Daphna Krause graduated from West Shore in 2016. She joined the journalism workforce after being a television producer for WUFT News and graduating from UF in 2020.
“I walked into the WUFT newsroom with a portfolio in hand my first semester at UF thanks to work I had previously done at the ‘Roar,’” Krause said. I was put right away on a radio reporting beat and then worked my way up to a producing division there. Once you get a producer position, you can always use those skills that you’ve learned for internships [and jobs].”
Krause always wanted to have a career in journalism.
“My mom was an editor at ‘USA Today’ for 15 years,” Krause said. “I grew up around people who also love to write stories. I think I always had an inkling, but as I started developing more throughout high school, I realized that I could use a variety of my skill sets to pursue journalism.”
Krause “can’t thank her teachers” at West Shore enough. She compared high school journalism to professional journalism.

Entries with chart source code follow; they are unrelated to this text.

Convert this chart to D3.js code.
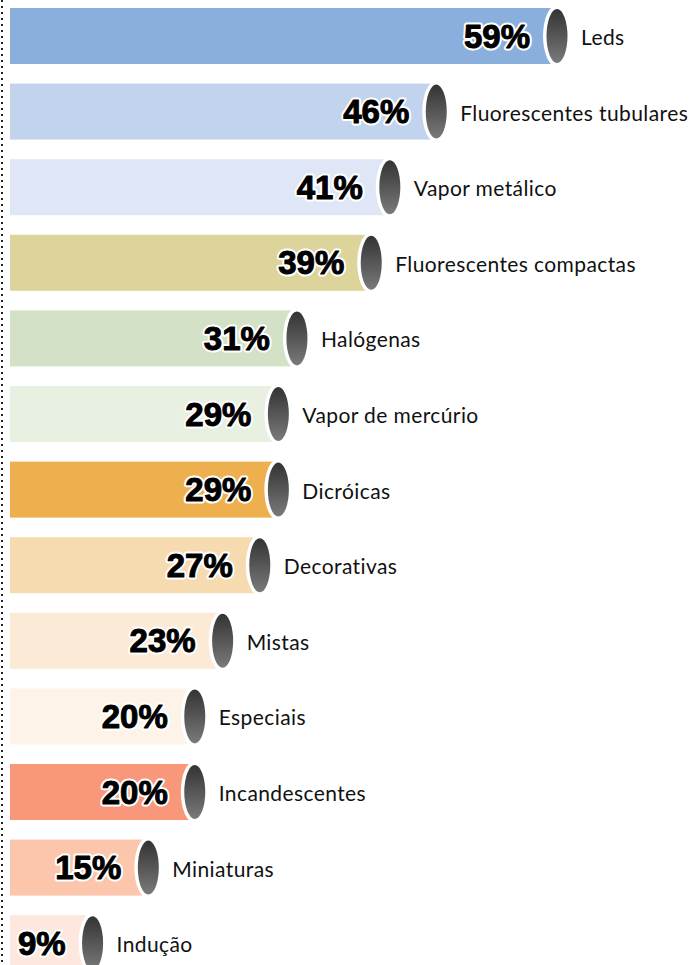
<!DOCTYPE html>
<html>
<head>
<meta charset="utf-8">
<script src="https://cdn.jsdelivr.net/npm/d3@7"></script>
<style>
  body { margin: 0; background: #fff; }
  svg { display: block; }
</style>
</head>
<body>
<div id="chart"></div>
<script>
// Data
const categories = ["Leds", "Fluorescentes tubulares", "Vapor metálico", "Fluorescentes compactas",
  "Halógenas", "Vapor de mercúrio", "Dicróicas", "Decorativas", "Mistas", "Especiais",
  "Incandescentes", "Miniaturas", "Indução"];
const values = [59, 46, 41, 39, 31, 29, 29, 27, 23, 20, 20, 15, 9];
const colors = ["#8aafdc", "#c2d3ed", "#dfe7f6", "#dcd49a", "#d3e1c6", "#e8f0e1", "#eeb04e",
  "#f6dbb0", "#fbebd6", "#fdf3e8", "#f8977a", "#fcc6ad", "#fde7de"];

const width = 692, height = 965;
const step = 75.6, barH = 56;

const svg = d3.select("#chart").append("svg")
  .attr("width", width)
  .attr("height", height);

// gradient for the cylinder caps
const grad = svg.append("defs").append("linearGradient")
  .attr("id", "cap")
  .attr("x1", 0).attr("y1", 0).attr("x2", 0).attr("y2", 1);
grad.append("stop").attr("offset", "0%").attr("stop-color", "#333");
grad.append("stop").attr("offset", "100%").attr("stop-color", "#7a7a7a");

const x = d3.scaleLinear()
  .domain([0, 59])
  .range([9, 557]);

const y = d3.scaleBand()
  .domain(categories)
  .range([8, 8 + 12 * step + barH])
  .paddingInner((step - barH) / step)
  .paddingOuter(0);

// dotted axis line on the left
svg.append("line")
  .attr("x1", 2).attr("x2", 2)
  .attr("y1", 0).attr("y2", height)
  .attr("stroke", "#222")
  .attr("stroke-width", 2)
  .attr("stroke-dasharray", "2,4");

const rows = svg.selectAll("g.row")
  .data(categories.map((c, i) => ({ name: c, value: values[i], color: colors[i] })))
  .enter().append("g")
  .attr("class", "row")
  .attr("transform", d => `translate(0,${y(d.name)})`);

const bh = y.bandwidth();

rows.append("rect")
  .attr("x", 10)
  .attr("y", 0)
  .attr("width", d => x(d.value) - 10)
  .attr("height", bh)
  .attr("fill", d => d.color);

// white ring round the cap
rows.append("ellipse")
  .attr("cx", d => x(d.value))
  .attr("cy", bh / 2)
  .attr("rx", 14)
  .attr("ry", 31)
  .attr("fill", "#fff");

rows.append("ellipse")
  .attr("cx", d => x(d.value))
  .attr("cy", bh / 2)
  .attr("rx", 10.5)
  .attr("ry", 27)
  .attr("fill", "url(#cap)");

// percentage labels: white halo, then heavy black
function pctText(sel, stroke, sw) {
  return sel.append("text")
    .attr("x", d => x(d.value) - 27)
    .attr("y", bh / 2 + 11.5)
    .attr("text-anchor", "end")
    .attr("font-family", "'Liberation Sans', Arial, sans-serif")
    .attr("font-weight", "bold")
    .attr("font-size", "33px")
    .attr("fill", "#000")
    .attr("stroke", stroke)
    .attr("stroke-width", sw)
    .attr("stroke-linejoin", "round")
    .text(d => d.value + "%");
}
pctText(rows, "#fff", 5);
pctText(rows, "#000", 1);

// category labels
rows.append("text")
  .attr("x", d => x(d.value) + 24)
  .attr("y", bh / 2 + 9)
  .attr("font-family", "Lato, 'Noto Sans', sans-serif")
  .attr("font-size", "21px")
  .attr("letter-spacing", "0.4px")
  .attr("fill", "#111")
  .text(d => d.name);
</script>
</body>
</html>
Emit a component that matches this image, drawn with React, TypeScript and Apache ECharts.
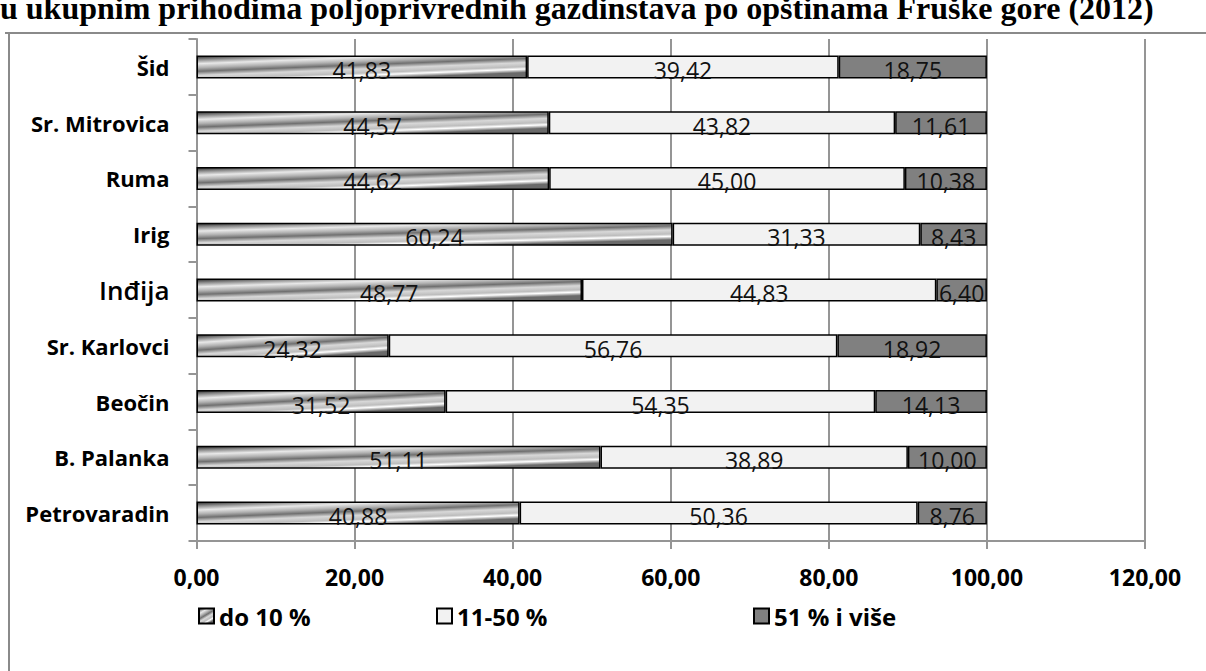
import React, { useEffect, useRef } from "react";
import * as echarts from "echarts";

const categories = ["Šid", "Sr. Mitrovica", "Ruma", "Irig", "Inđija", "Sr. Karlovci", "Beočin", "B. Palanka", "Petrovaradin"];
const seriesNames = ["do 10 %", "11-50 %", "51 % i više"];
const do10 = [41.83, 44.57, 44.62, 60.24, 48.77, 24.32, 31.52, 51.11, 40.88];
const s11to50 = [39.42, 43.82, 45.0, 31.33, 44.83, 56.76, 54.35, 38.89, 50.36];
const s51plus = [18.75, 11.61, 10.38, 8.43, 6.4, 18.92, 14.13, 10.0, 8.76];
const xTicks = { min: 0, max: 120, interval: 20 };
const titleText = "u ukupnim prihodima poljoprivrednih gazdinstava po opštinama Fruške gore (2012)";

const FONT = '"Open Sans", "Noto Sans", sans-serif';
const fmt = (v: number) => v.toFixed(2).replace(".", ",");

export default function App() {
  const ref = useRef<HTMLDivElement>(null);
  useEffect(() => {
    if (!ref.current) return;
    const chart = echarts.init(ref.current, undefined, { renderer: "svg" });
    const metal = new echarts.graphic.LinearGradient(0, 0, 0.6, 1, [
      { offset: 0, color: "#2e2e2e" },
      { offset: 0.12, color: "#8a8a8a" },
      { offset: 0.26, color: "#e8e8e8" },
      { offset: 0.4, color: "#b0b0b0" },
      { offset: 0.52, color: "#707070" },
      { offset: 0.66, color: "#d8d8d8" },
      { offset: 0.8, color: "#bdbdbd" },
      { offset: 0.88, color: "#ffffff" },
      { offset: 1, color: "#6a6a6a" },
    ]);
    const colors = [metal, "#f2f2f2", "#808080"];
    const dataSets = [do10, s11to50, s51plus];
    const label = {
      show: true,
      position: "inside",
      offset: [0, 3],
      color: "#111",
      fontFamily: FONT,
      fontSize: 23,
      formatter: (p: any) => fmt(p.value),
    };
    const legendLefts = [193, 431, 748];
    chart.setOption({
      animation: false,
      backgroundColor: "#fff",
      grid: { left: 196.5, right: 61, top: 39, bottom: 130, containLabel: false },
      legend: seriesNames.map((n, i) => ({
        data: [n],
        left: legendLefts[i],
        top: 599,
        icon: "rect",
        itemWidth: 15,
        itemHeight: 15,
        itemGap: 5,
        textStyle: { fontFamily: FONT, fontWeight: "bold", fontSize: 24, color: "#000" },
      })),
      xAxis: {
        type: "value",
        min: xTicks.min,
        max: xTicks.max,
        interval: xTicks.interval,
        axisLine: { show: true, lineStyle: { color: "#959595", width: 2 } },
        axisTick: { show: true, length: 8, lineStyle: { color: "#959595", width: 2 } },
        splitLine: { show: true, lineStyle: { color: "#959595", width: 2 } },
        axisLabel: {
          margin: 24,
          formatter: (v: number) => fmt(v),
          fontFamily: FONT,
          fontWeight: "bold",
          fontSize: 23,
          color: "#000",
        },
      },
      yAxis: {
        type: "category",
        inverse: true,
        data: categories,
        axisLine: { show: true, lineStyle: { color: "#959595", width: 2 } },
        axisTick: { show: true, length: 8, lineStyle: { color: "#959595", width: 2 } },
        axisLabel: {
          margin: 27,
          fontFamily: FONT,
          fontWeight: "bold",
          fontSize: 22,
          color: "#000",
          formatter: (v: string) => (v === "Inđija" ? "{big|" + v + "}" : v),
          rich: {
            big: { fontFamily: FONT, fontWeight: 600, fontSize: 26, color: "#000" },
          },
        },
      },
      series: dataSets.map((d, i) => ({
        name: seriesNames[i],
        type: "bar",
        stack: "total",
        barWidth: 23,
        data: d,
        itemStyle: { color: colors[i], borderColor: "#000", borderWidth: 1.5 },
        label,
      })),
      graphic: [
        {
          type: "line",
          shape: { x1: 9, y1: 33, x2: 9, y2: 700 },
          style: { stroke: "#8a8a8a", lineWidth: 2 },
        },
        {
          type: "line",
          shape: { x1: 5, y1: 33, x2: 1220, y2: 33 },
          style: { stroke: "#8a8a8a", lineWidth: 2 },
        },
        {
          type: "text",
          x: 0,
          y: 8,
          style: {
            text: titleText,
            fill: "#000",
            font: 'bold 32px "Liberation Serif", "DejaVu Serif", serif',
            verticalAlign: "middle",
            align: "left",
          },
        },
      ],
    });
    return () => chart.dispose();
  }, []);
  return <div ref={ref} style={{ position: "fixed", left: 0, top: 0, width: 1206, height: 671 }} />;
}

“Your goal is to communicate and write stories to benefit a community,” Krause said. “You are writing stories that students at West Shore will be interested in or need to know. More broadly as a profession, you’re doing the same thing, but maybe for a wider audience.”
Krause said that information is power.
“The importance of journalism is getting information out to people who need it,” Krause said. “Being able to bring that power to a greater number of people is what really drew me to journalism. I think people will always need information delivered to them. The future of journalism is just continuing to find a way to get it out to people.”